Contributi, Conversazioni

Non sparate allo UX designer II

di Luca Benazzi 14 Aprile 2017

Vorrei complimentarmi con Damiano Ceccarelli per l’eccellente risposta, che trovo ampiamente condivisibile. Credo anch’io che l’articolo di Francesco abbia sbagliato bersaglio, pur nel merito di aver sollevato la questione. Nella mia esperienza professionale, mi sono raramente trovato nella situazione in cui potevo dare alle persone quello che le persone cercano – per essere precisi, le persone non sanno che cosa cercano, sanno solamente qual è il problema che devono risolvere, e qui sta l’arte del design. Di mezzo sempre qualche capetto che proprio non ci arriva, qualche cliente con idee fisse, qualche graphic designer con ghiribizzi creativi che ignora totalmente i principi di visual design, qualche stratega, esperto di marketing, business analyst, sviluppatore prepotente. Attaccare Norman, o Nielsen, mi sembra decisamente fuori luogo. E’ grazie a loro se abbiamo fatto passi da gigante nella comprensione dei modelli mentali delle persone che usano i prodotti, chiamateli pure utenti o esseri umani, secondo le vostre preferenze, a me interessa la sostanza. Un paio di anni fa Norman e Tognazzini hanno scritto un articolo sui prodotti Apple, “How Apple Is Giving Design A Bad Name”, scritto con una tale competenza e autorevolezza, ma al tempo stesso senza mai scadere nella lamentela o nell’arroganza, ce ne fossero di progettisti che scrivono articoli di tale spessore! Per non parlare del lavoro encomiabile di Jakob Nielsen, da sempre poco ascoltato dai designer stessi, specialmente i finti UI/UX designer o i creative directors, o altri cazzoni come ne ho conosciuti tanti.
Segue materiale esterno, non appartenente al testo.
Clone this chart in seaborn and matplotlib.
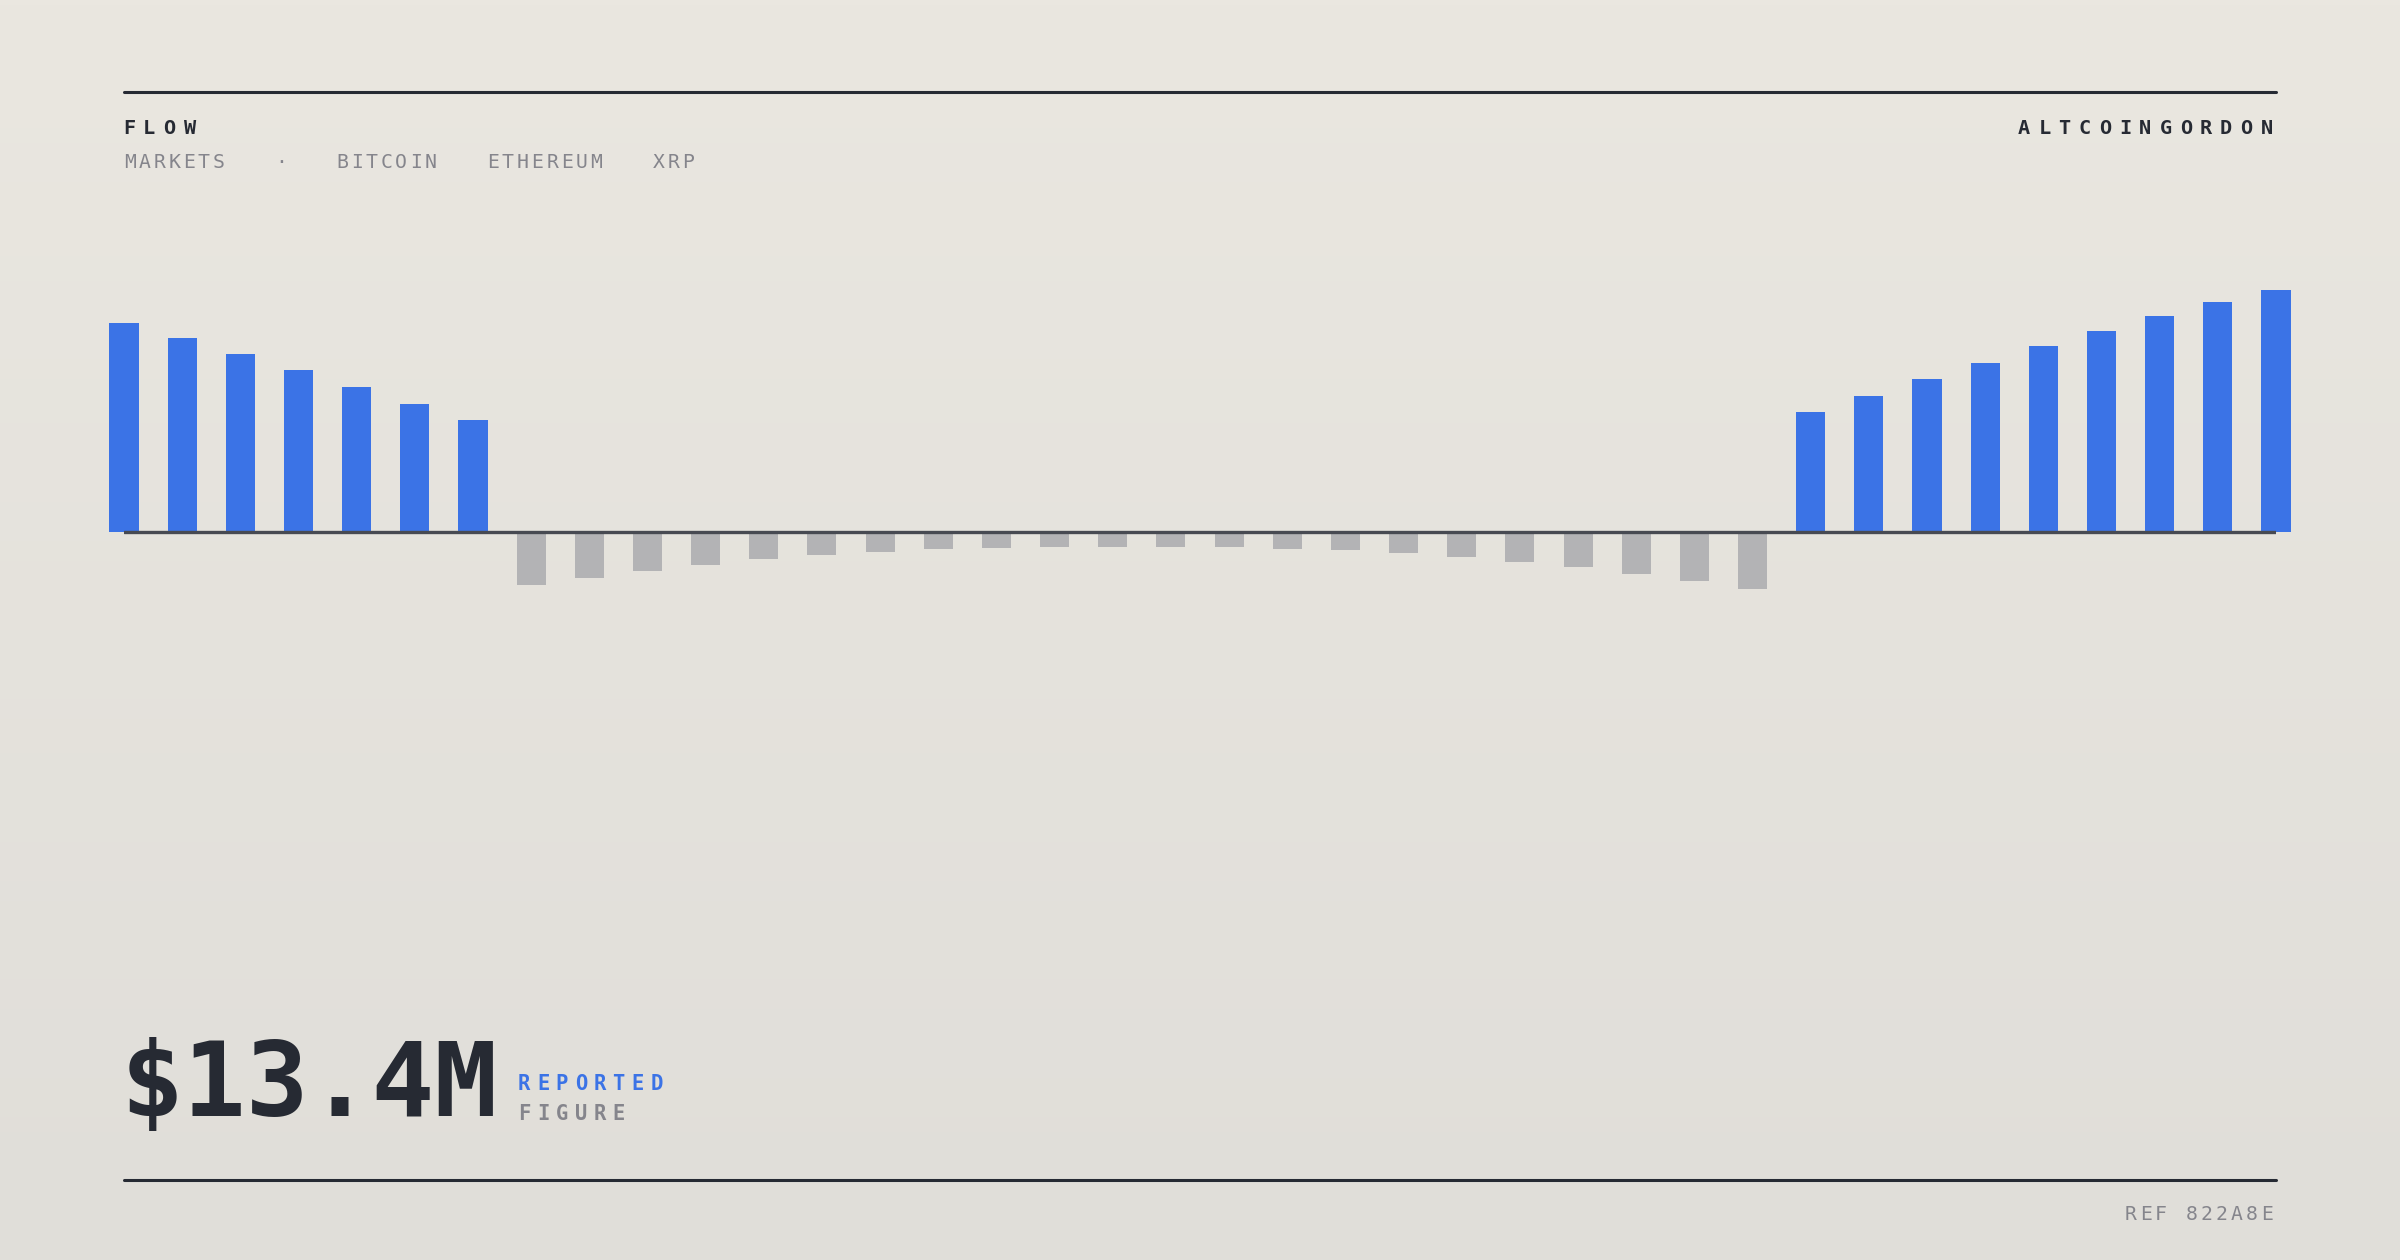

Certo c’è da dire che molti designer sono tendenzialmente pecoroni, carenti di pensiero analitico e poco inclini ad un approccio più rigoroso, basato sull’evidenza. Oltretutto pochi che oggi si definiscono UX designer lo sono davvero. Ma senza divagare, mi limito a valutare la critica di Francesco come immotivatamente ideologica e ingiustamente rivolta al solo designer, quando è semmai l’intero ecosistema a dover essere criticato.

Poi criticare è facile, ma il software è cosa complessa. Se vogliamo criticarlo, dobbiamo anche proporre delle alternative, come hanno fatto Norman e Tognazzini nell’articolo che ho menzionato. Così come politici incapaci sono lo specchio di una società di persone ignoranti che in fondo meritano di esser governati male e di finire in pasto al populista di turno, come succede in Italia con Grillo, allo stesso modo credo che prodotti mediocri siano il risultato dei gusti mediocri delle persone. Basti vedere dove vanno a mangiare, quali film vanno a vedere, che musica ascoltano.

La critica deve avere dei punti di appiglio. E’ vero, come dice Ted Nelson, ci vengono propinati dei pacchetti, in una situazione di quasi monopolio. Una situazione che io trovo davvero insoddisfacente, per i miei standard personali. Ma proporre nuovi modelli implica una maggior consapevolezza da parte dell’utilizzatore finale, nuovi strumenti per lo sviluppo di software sempre più complessi, una banca dati di design pattern che ad oggi ancora non esiste, non è così semplice. Chi ha soluzioni concrete, si faccia avanti.